Выбрать главу
Чужих мужей вернейшая подруга И многих безутешная вдова,—

как говорит Ахматова в своем стихотворении 1942 года «Какая есть. Желаю вам другую…» «Подруга» здесь — друг, сестра. Эту же мысль подтверждают 11 строк Поэмы, выделенные в последней редакции из струисто-лестничной архитектуры курсивом и столбиком. Это сцена не самого самоубийства, а лишь предчувствия, предсказания его, где только в верхнем фабульном треугольнике зеркала шкатулки видятся мне В. Князев и О. Судейкина:

Это все наплывает не сразу. Как одну музыкальную фразу, Слышу шепот: «Прощай! Пора! Я оставлю тебя живою, Но ты будешь моей вдовою, Ты — Голубка, солнце, сестра!» На площадке две слитые тени После — лестницы плоской ступени, Вопль: «Не надо!» — и в отдаленье Чистый голос: «Я к смерти готов».

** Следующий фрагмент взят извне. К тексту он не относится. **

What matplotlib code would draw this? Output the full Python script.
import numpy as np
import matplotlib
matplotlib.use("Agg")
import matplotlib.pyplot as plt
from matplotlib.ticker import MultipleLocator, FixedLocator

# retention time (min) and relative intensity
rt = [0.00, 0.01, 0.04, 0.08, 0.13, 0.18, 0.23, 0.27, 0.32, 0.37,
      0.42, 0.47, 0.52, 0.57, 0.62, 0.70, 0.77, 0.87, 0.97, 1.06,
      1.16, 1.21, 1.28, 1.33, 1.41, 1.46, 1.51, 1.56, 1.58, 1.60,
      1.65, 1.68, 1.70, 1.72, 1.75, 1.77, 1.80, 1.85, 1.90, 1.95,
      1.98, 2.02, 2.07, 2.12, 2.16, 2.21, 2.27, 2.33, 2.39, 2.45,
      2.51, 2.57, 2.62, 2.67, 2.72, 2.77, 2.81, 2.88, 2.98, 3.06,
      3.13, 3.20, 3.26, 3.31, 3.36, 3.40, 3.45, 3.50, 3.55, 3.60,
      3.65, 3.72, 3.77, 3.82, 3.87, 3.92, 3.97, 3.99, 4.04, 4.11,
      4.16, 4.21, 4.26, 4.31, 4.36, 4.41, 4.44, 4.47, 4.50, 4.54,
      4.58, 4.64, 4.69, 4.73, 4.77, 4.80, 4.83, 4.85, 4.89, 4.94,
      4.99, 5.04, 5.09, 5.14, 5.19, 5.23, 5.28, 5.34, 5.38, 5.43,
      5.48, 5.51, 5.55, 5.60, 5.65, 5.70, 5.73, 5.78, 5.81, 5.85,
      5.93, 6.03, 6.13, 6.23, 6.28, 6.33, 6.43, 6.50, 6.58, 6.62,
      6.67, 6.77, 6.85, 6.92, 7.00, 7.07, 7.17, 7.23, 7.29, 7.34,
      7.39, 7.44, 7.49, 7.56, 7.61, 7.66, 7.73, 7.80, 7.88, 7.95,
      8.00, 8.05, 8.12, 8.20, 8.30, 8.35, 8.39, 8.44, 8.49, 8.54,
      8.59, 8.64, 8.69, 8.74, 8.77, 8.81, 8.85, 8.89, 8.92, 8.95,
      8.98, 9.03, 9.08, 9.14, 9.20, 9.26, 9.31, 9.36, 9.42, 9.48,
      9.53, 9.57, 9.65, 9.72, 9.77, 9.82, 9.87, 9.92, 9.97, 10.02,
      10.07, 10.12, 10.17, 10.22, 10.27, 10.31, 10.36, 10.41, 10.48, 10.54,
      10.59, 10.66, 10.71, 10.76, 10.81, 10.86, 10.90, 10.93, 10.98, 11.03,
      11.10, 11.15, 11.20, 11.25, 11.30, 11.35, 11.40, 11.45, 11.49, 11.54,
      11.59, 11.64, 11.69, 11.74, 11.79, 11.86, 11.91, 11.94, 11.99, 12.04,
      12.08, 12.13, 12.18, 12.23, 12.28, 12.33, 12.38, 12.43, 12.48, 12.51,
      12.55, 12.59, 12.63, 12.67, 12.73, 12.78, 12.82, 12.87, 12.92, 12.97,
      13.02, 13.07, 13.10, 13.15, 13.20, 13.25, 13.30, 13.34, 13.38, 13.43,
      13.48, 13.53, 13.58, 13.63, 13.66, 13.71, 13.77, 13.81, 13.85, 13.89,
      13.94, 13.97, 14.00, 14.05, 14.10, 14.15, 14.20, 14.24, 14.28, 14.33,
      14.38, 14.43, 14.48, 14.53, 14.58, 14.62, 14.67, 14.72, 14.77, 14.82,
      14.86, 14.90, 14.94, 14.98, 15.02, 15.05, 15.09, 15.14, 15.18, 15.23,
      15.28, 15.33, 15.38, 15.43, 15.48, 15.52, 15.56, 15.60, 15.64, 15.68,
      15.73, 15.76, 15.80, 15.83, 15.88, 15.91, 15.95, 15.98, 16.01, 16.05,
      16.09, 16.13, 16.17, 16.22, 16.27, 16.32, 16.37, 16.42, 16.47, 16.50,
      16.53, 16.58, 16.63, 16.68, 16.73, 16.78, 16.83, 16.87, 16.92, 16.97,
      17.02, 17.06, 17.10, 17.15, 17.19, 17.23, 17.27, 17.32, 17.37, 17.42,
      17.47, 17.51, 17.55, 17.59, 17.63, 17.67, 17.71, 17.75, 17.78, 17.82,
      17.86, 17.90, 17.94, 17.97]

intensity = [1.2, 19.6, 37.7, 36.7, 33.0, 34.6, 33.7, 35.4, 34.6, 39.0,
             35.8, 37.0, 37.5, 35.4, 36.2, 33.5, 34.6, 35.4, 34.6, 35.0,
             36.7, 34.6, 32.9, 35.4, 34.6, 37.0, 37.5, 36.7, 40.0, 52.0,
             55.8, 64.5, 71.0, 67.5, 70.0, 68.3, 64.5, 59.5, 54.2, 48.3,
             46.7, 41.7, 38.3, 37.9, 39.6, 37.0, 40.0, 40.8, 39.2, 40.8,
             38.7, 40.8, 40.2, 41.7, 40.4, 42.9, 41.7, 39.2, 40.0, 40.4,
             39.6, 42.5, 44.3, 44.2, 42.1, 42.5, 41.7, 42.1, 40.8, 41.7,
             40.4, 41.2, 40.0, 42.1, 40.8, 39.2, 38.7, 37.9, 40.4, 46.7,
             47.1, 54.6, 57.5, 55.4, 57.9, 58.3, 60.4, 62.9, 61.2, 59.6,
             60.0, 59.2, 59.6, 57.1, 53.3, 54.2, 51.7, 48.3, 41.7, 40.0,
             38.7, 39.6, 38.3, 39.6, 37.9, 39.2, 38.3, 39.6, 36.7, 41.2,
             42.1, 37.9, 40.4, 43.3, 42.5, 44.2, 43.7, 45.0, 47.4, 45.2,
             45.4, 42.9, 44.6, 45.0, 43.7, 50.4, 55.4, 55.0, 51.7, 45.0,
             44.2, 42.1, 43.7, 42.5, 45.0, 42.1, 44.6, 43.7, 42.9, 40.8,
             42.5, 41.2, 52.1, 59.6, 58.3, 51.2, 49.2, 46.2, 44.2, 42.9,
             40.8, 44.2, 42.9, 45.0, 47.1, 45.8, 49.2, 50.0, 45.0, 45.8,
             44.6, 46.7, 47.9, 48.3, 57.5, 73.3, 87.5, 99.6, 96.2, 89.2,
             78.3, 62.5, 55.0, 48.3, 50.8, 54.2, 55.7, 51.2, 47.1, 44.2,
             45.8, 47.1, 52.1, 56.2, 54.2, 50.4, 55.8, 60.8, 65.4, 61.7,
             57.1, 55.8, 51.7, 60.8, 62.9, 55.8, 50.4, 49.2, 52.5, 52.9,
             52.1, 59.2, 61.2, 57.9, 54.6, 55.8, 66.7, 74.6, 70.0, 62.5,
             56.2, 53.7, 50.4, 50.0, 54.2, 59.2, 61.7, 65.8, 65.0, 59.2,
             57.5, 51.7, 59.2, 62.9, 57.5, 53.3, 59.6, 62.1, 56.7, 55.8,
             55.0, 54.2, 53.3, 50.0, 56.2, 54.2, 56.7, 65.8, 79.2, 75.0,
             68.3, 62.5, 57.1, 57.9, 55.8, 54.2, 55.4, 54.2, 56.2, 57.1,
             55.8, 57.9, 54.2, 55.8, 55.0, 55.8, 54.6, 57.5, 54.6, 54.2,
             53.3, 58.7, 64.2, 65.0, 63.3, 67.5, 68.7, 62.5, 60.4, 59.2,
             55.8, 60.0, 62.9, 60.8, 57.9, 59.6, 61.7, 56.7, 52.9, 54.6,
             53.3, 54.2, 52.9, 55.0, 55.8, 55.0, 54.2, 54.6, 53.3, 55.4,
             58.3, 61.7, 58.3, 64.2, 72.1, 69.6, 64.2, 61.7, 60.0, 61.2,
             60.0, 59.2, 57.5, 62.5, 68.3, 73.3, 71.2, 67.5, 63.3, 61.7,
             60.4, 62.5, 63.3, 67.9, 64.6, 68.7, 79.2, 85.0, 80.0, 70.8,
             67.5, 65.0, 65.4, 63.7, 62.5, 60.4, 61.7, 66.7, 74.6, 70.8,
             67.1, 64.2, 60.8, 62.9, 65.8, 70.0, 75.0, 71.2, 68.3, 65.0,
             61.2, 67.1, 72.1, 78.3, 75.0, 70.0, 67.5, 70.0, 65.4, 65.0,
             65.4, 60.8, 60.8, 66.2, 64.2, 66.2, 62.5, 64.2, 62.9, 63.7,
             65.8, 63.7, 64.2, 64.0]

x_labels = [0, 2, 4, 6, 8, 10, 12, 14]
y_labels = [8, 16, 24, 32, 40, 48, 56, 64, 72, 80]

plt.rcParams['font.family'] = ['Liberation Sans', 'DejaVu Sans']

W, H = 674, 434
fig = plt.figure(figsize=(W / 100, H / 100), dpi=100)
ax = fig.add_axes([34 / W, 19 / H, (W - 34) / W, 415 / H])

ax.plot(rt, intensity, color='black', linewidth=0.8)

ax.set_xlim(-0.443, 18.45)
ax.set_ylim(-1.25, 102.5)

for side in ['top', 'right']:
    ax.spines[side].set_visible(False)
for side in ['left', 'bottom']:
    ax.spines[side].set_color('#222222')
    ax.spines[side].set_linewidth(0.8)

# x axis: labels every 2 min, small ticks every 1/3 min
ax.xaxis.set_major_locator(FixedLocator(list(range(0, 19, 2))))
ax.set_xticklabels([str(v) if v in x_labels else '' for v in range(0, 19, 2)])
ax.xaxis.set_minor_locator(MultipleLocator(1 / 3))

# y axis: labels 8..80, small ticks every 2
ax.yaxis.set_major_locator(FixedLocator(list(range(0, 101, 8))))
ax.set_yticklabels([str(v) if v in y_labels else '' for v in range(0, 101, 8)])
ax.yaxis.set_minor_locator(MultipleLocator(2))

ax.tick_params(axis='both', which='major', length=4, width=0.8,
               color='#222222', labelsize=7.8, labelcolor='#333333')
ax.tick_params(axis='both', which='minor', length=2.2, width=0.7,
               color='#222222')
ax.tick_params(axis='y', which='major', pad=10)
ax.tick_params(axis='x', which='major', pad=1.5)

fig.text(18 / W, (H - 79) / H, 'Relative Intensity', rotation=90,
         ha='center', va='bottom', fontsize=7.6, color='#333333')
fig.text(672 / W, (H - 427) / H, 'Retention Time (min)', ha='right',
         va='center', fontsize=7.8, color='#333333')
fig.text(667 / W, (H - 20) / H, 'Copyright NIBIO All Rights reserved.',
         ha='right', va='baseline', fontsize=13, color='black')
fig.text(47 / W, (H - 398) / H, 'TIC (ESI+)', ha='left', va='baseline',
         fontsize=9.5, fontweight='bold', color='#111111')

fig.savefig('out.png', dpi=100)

А на втором, более глубоком, дне «шкатулки» — сдвоенная с автором Триптиха Надежда Яковлевна Мандельштам: «Но ты будешь моей вдовою, // Ты — Голубка, солнце, сестра!» Да — вдовство, сестринство. Никогда не сказала бы о себе Ахматова «О, подруга поэтов». Она и наследница пушкинской Музы (см. стихотворение «Наследница») — вопреки той, что высоко несет «свой высокий сан Собеседницы и Наследницы». И думаю, что главным образом скорбная и светлая память Ахматовой о поэтах-«двойниках» Мандельштаме и Цветаевой ввела в последнюю редакцию Поэмы строфу:

Веселиться — так веселиться, Только как же могло случиться, Что одна я из них жива? Завтра утро меня разбудит, И никто меня не осудит, И в лицо мне смеяться будет Заоконная синева.

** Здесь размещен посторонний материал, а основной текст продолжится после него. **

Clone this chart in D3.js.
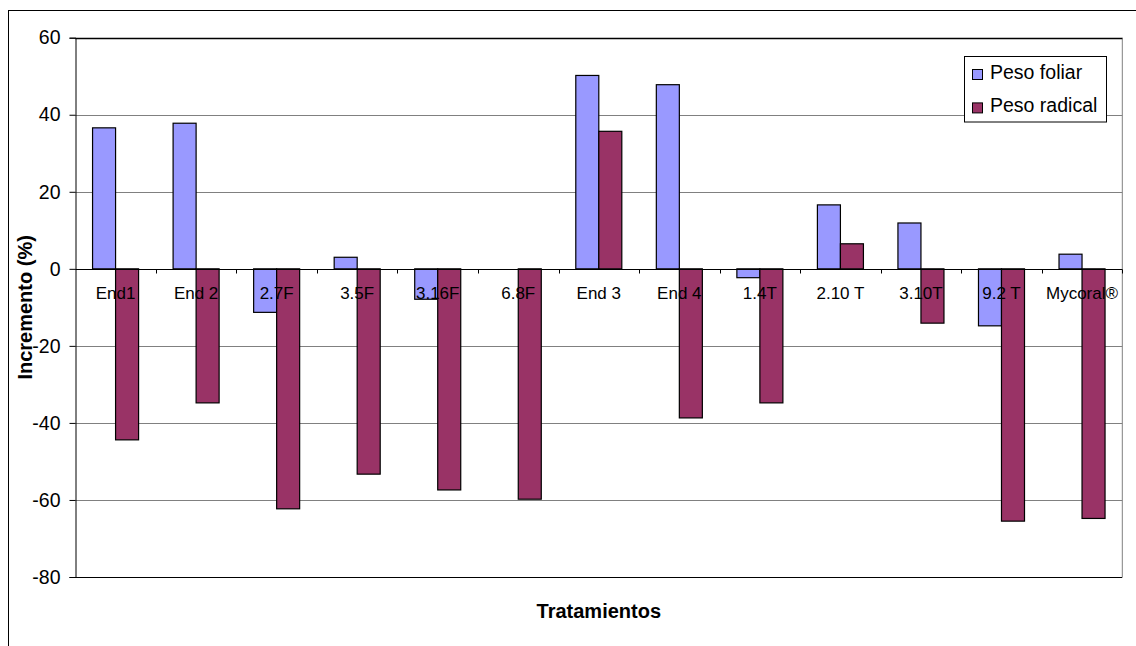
<!DOCTYPE html>
<html>
<head>
<meta charset="utf-8">
<script src="https://cdn.jsdelivr.net/npm/d3@7"></script>
<style>
  html, body { margin: 0; padding: 0; background: #fff; }
  svg { display: block; font-family: Arial, "Liberation Sans", sans-serif; }
</style>
</head>
<body>
<svg id="chart" width="1136" height="646"></svg>
<script>
const categories = ["End1", "End 2", "2.7F", "3.5F", "3.16F", "6.8F", "End 3", "End 4", "1.4T", "2.10 T", "3.10T", "9.2 T", "Mycoral®"];
const seriesNames = ["Peso foliar", "Peso radical"];
const pesoFoliar = [36.6, 37.8, -11.3, 3.0, -7.9, 0, 50.2, 47.8, -2.3, 16.6, 11.9, -14.8, 3.8];
const pesoRadical = [-44.4, -34.8, -62.3, -53.3, -57.4, -59.8, 35.7, -38.7, -34.8, 6.5, -14.1, -65.5, -64.8];
const yTicks = [60, 40, 20, 0, -20, -40, -60, -80];

const colors = { "Peso foliar": "#9999ff", "Peso radical": "#993366" };
const values = { "Peso foliar": pesoFoliar, "Peso radical": pesoRadical };

const plot = { left: 75.3, right: 1122.3, top: 37.7, bottom: 577 };

const svg = d3.select("#chart");

// outer chart frame (cut off at right and bottom)
svg.append("rect")
  .attr("x", 8.5).attr("y", 10.5)
  .attr("width", 1140).attr("height", 650)
  .attr("fill", "#fff").attr("stroke", "#000").attr("stroke-width", 1);

const x = d3.scaleBand().domain(categories).range([plot.left, plot.right]);
const x1 = d3.scaleBand().domain(seriesNames).range([0, x.bandwidth()])
  .paddingInner(0).paddingOuter(0.75);
const y = d3.scaleLinear().domain([-80, 60]).range([plot.bottom, plot.top]);

// gridlines
svg.append("g")
  .selectAll("line")
  .data(yTicks.filter(d => d !== 0 && d !== 60 && d !== -80))
  .join("line")
  .attr("x1", plot.left).attr("x2", plot.right)
  .attr("y1", d => Math.round(y(d)) + 0.5).attr("y2", d => Math.round(y(d)) + 0.5)
  .attr("stroke", "#808080").attr("stroke-width", 1);

// plot area border
svg.append("line")
  .attr("x1", plot.right).attr("x2", plot.right)
  .attr("y1", plot.top).attr("y2", plot.bottom)
  .attr("stroke", "#808080");
svg.append("line")
  .attr("x1", plot.left).attr("x2", plot.right)
  .attr("y1", Math.round(y(60)) + 0.5).attr("y2", Math.round(y(60)) + 0.5)
  .attr("stroke", "#000").attr("stroke-width", 1.5);
svg.append("line")
  .attr("x1", plot.left).attr("x2", plot.right)
  .attr("y1", Math.round(y(-80)) + 0.5).attr("y2", Math.round(y(-80)) + 0.5)
  .attr("stroke", "#000");

// y axis (plain hyphen for negatives, as in the original)
const gy = svg.append("g")
  .attr("transform", `translate(${Math.round(plot.left) + 0.5},0)`)
  .call(d3.axisLeft(y).tickValues(yTicks).tickSize(6).tickPadding(9).tickFormat(d => String(d)));
gy.select(".domain").attr("stroke", "#000");
gy.selectAll(".tick line").attr("stroke", "#000");
gy.selectAll(".tick text")
  .attr("font-size", 19.5).attr("fill", "#000")
  .attr("font-family", "Arial, 'Liberation Sans', sans-serif");

// bars
const group = svg.append("g")
  .selectAll("g")
  .data(categories)
  .join("g")
  .attr("transform", d => `translate(${x(d)},0)`);

group.selectAll("rect")
  .data((d, i) => seriesNames.map(s => ({ s, v: values[s][i] })).filter(e => e.v !== 0))
  .join("rect")
  .attr("x", e => x1(e.s))
  .attr("width", x1.bandwidth())
  .attr("y", e => y(Math.max(0, e.v)))
  .attr("height", e => Math.abs(y(e.v) - y(0)))
  .attr("fill", e => colors[e.s])
  .attr("stroke", "#000").attr("stroke-width", 1.2);

// x axis at zero
const y0 = Math.round(y(0)) + 0.5;
svg.append("line")
  .attr("x1", plot.left).attr("x2", plot.right)
  .attr("y1", y0).attr("y2", y0)
  .attr("stroke", "#000");
svg.append("g")
  .selectAll("line")
  .data(categories.slice(1).concat([null]))
  .join("line")
  .attr("x1", (d, i) => Math.round(x(categories[i]) + x.bandwidth()) + 0.5)
  .attr("x2", (d, i) => Math.round(x(categories[i]) + x.bandwidth()) + 0.5)
  .attr("y1", y0).attr("y2", y0 + 4)
  .attr("stroke", "#000");

// category labels (drawn on top of bars)
svg.append("g")
  .selectAll("text")
  .data(categories)
  .join("text")
  .attr("x", d => x(d) + x.bandwidth() / 2)
  .attr("y", 298.5)
  .attr("text-anchor", "middle")
  .attr("font-size", 17)
  .attr("fill", "#000")
  .text(d => d);

// axis titles
svg.append("text")
  .attr("x", (plot.left + plot.right) / 2)
  .attr("y", 617.5)
  .attr("text-anchor", "middle")
  .attr("font-size", 20).attr("font-weight", "bold")
  .text("Tratamientos");
svg.append("text")
  .attr("transform", `translate(32,${(plot.top + plot.bottom) / 2}) rotate(-90)`)
  .attr("text-anchor", "middle")
  .attr("font-size", 20).attr("font-weight", "bold")
  .text("Incremento (%)");

// legend
const legend = svg.append("g");
legend.append("rect")
  .attr("x", 964.5).attr("y", 56.5)
  .attr("width", 142).attr("height", 65.5)
  .attr("fill", "#fff").attr("stroke", "#000");
const item = legend.selectAll("g")
  .data(seriesNames)
  .join("g")
  .attr("transform", (d, i) => `translate(0,${i * 33.4})`);
item.append("rect")
  .attr("x", 972.5).attr("y", 69.5)
  .attr("width", 10).attr("height", 10)
  .attr("fill", d => colors[d]).attr("stroke", "#000");
item.append("text")
  .attr("x", 990).attr("y", 78.5)
  .attr("font-size", 19.5)
  .attr("fill", "#000")
  .text(d => d);
</script>
</body>
</html>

Сколько виноватого недоумения и неизбывной горечи в этой строфе, особенно в ее трех последних строках, в таких, казалось бы, безоблачных, как синее небо. Но строка «И никто меня не осудит» имеет обратный смысл, как часто у Ахматовой. Последние две строки: «И в лицо мне смеяться будет // Заоконная синева» свидетельствуют как раз об «осуждении». Мы знаем, что словосочетание «смеяться в лицо» — идиома. И самое мягкое прочтение ее — укор. Получается, что автор Триптиха не только виновато недоумевает, что еще жив, а еще и укоряет себя за это от имени заоконной синевы, от имени тех, кто в ней упрятан. Думаю, что по фабуле, да и то с большой натяжкой, эта строфа относится к Князеву и Судейкиной. Само же это семистишие не случайно отсылает нас к XVIII «Решки»:

Бес попутал в укладке рыться… Ну, а как же могло случиться, Что во всем виновата я? Я — тишайшая, я — простая, «Подорожник», «Белая стая»… Оправдаться… но как, друзья?

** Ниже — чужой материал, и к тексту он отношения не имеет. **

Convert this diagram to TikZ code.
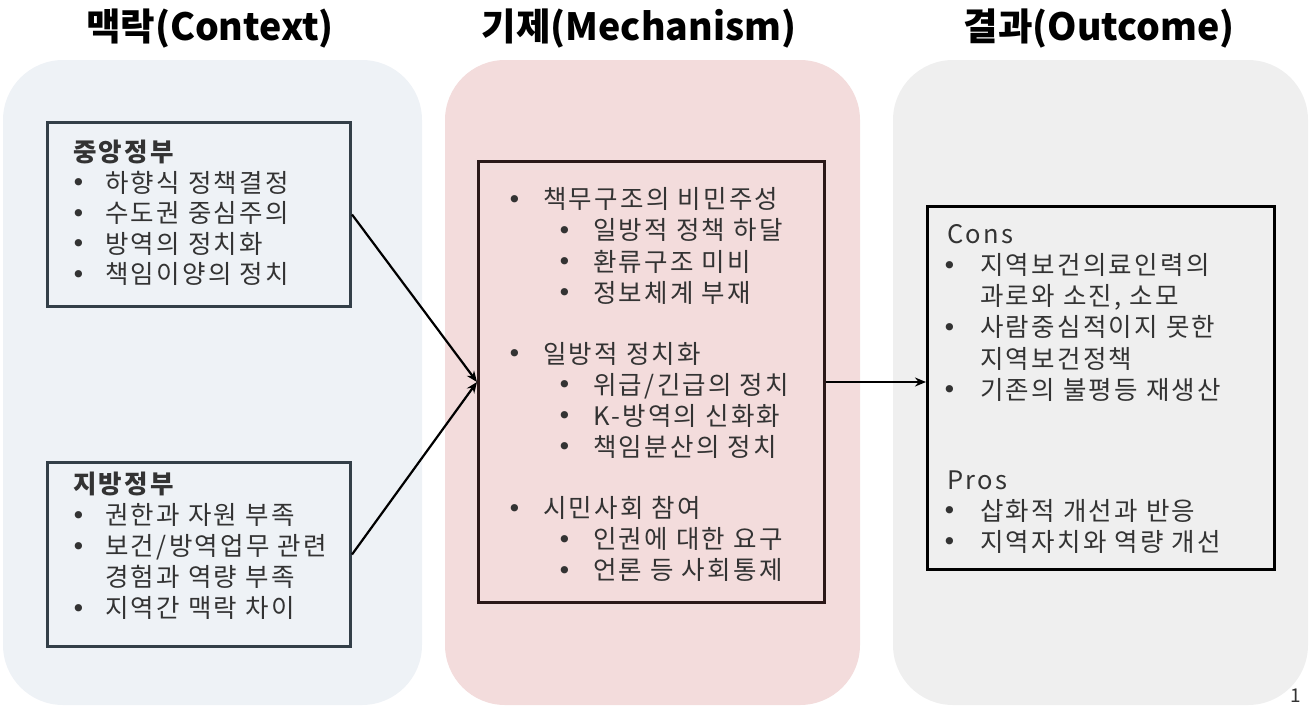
\documentclass[tikz,border=0pt]{standalone}
\usepackage{fontspec}
\setmainfont[LetterSpace=9]{Noto Sans CJK KR}
\newfontfamily\bulfont{DejaVu Sans}
\newfontfamily\titlefont{Noto Sans CJK KR}
\usetikzlibrary{arrows.meta}
\definecolor{ctxbg}{HTML}{EEF2F6}
\definecolor{mechbg}{HTML}{F3DCDC}
\definecolor{outbg}{HTML}{EFEFEF}
\definecolor{ctxline}{HTML}{333F48}
\definecolor{mechline}{HTML}{2B1818}
\definecolor{txtgray}{HTML}{333333}
\newcommand\dotb{\raisebox{0.5pt}{\bulfont\fontsize{25}{25}\selectfont •}}
\newcommand\itm[2]{\strut\makebox[#1][l]{\hspace*{-2pt}\dotb}#2}
\newcommand\sub[1]{\strut\hspace*{50pt}\makebox[34pt][l]{\hspace*{-2pt}\dotb}#1}
\tikzset{
  panel/.style={rounded corners=60pt},
  framebox/.style={draw, line width=3pt, anchor=north west, inner sep=0pt},
  title/.style={font=\titlefont\fontsize{37.5}{40}\selectfont\bfseries, anchor=base, inner sep=0pt},
  body/.style={align=left, anchor=north west, inner sep=0pt, text=txtgray},
  arr/.style={line width=2.2pt, -{Stealth[length=11pt,width=9pt]}},
}
\begin{document}
\begin{tikzpicture}[x=1pt,y=-1pt]
\useasboundingbox (0,0) rectangle (1315,707);
% panels
\fill[ctxbg, panel] (3,60) rectangle (422,705);
\fill[mechbg, panel] (445,60) rectangle (860,705);
\fill[outbg, panel] (893,60) rectangle (1308,705);
% titles
\node[title] (t1) at (210,40) {맥락(Context)};
\node[title] (t2) at (639,40) {기제(Mechanism)};
\node[title] (t3) at (1099,40) {결과(Outcome)};
% boxes
\node[framebox, draw=ctxline, minimum width=303pt, minimum height=184pt] (cg) at (46,121) {};
\node[framebox, draw=ctxline, minimum width=303pt, minimum height=184pt] (lg) at (46,461) {};
\node[framebox, draw=mechline, minimum width=346pt, minimum height=441pt] (mech) at (477,160) {};
\node[framebox, draw=black, minimum width=347pt, minimum height=363pt] (out) at (926,205) {};
% box texts
\node[body, font=\fontsize{25.5}{30.5}\selectfont] (cgtxt) at (73,140.2) {%
\strut\textbf{중앙정부}\\
\itm{32pt}{하향식 정책결정}\\
\itm{32pt}{수도권 중심주의}\\
\itm{32pt}{방역의 정치화}\\
\itm{32pt}{책임이양의 정치}};
\node[body, font=\fontsize{25.5}{31}\selectfont] (lgtxt) at (73,471.8) {%
\strut\textbf{지방정부}\\
\itm{32pt}{권한과 자원 부족}\\
\itm{32pt}{보건/방역업무 관련}\\
\strut\hspace*{32pt}경험과 역량 부족\\
\itm{32pt}{지역간 맥락 차이}};
\node[body, font=\fontsize{25.5}{30}\selectfont] (mechtxt) at (509,187.5) {%
\itm{34pt}{책무구조의 비민주성}\\
\sub{일방적 정책 하달}\\
\sub{환류구조 미비}\\
\sub{정보체계 부재}\\
\strut\\
\itm{34pt}{일방적 정치화}\\
\sub{위급/긴급의 정치}\\
\sub{K-방역의 신화화}\\
\sub{책임분산의 정치}\\
\strut\\
\itm{34pt}{시민사회 참여}\\
\sub{인권에 대한 요구}\\
\sub{언론 등 사회통제}};
\node[body, font=\fontsize{25.5}{30}\selectfont] (outtxt) at (944,222.5) {%
\strut\hspace*{3pt}Cons\\
\itm{36pt}{지역보건의료인력의}\\
\strut\hspace*{36pt}과로와 소진, 소모\\
\itm{36pt}{사람중심적이지 못한}\\
\strut\hspace*{36pt}지역보건정책\\
\itm{36pt}{기존의 불평등 재생산}\\
\strut\\
\strut\\
\strut\hspace*{3pt}Pros\\
\itm{36pt}{삽화적 개선과 반응}\\
\itm{36pt}{지역자치와 역량 개선}};
% arrows
\draw[arr] (cg.east) -- (mech.west);
\draw[arr] (lg.east) -- (mech.west);
\draw[arr] (mech.east) -- (mech.east -| out.west);
% page number
\node[font=\fontsize{19}{19}\selectfont, text=txtgray, inner sep=0pt] (pg) at (1296,696) {1};
\end{tikzpicture}
\end{document}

Здесь чувство вины смешано с бравадой. (Три последних строки в беседе с Л. Чуковской Ахматова назвала игрой с читателем). Вспомним и «Разве я других виноватей», где «вина» также прикрыта почти бравадой. А строка «Веселиться — так веселиться» рифмой своей указывает на начало XXIII строфы:

«А столетняя чаровница Вдруг очнулась и веселиться Захотела…»

Там я еще найду связь с Цветаевой.

Но вернусь к Собеседнице и Наследнице. Почему же Ахматова, отстаивая свое превосходство над подругой поэтов, свое первенство наследницы, пользуясь симпатическими чернилами, говорит Цветаевой: «Я наследница славы твоей»? А вот почему. Это не просто «описка». Достаточно припомнить приведенный мною в главе «Новогодняя ночь» отрывок из ахматовской поэмы «Путем всея земли»:

И вот уже славы Высокий порог, Но голос лукавый Предостерег: «Сюда ты вернешься, Вернешься не раз, Но снова споткнешься О крепкий алмаз. Ты лучше бы мимо, Ты лучше б назад, Хулима, хвалима, В отеческий сад».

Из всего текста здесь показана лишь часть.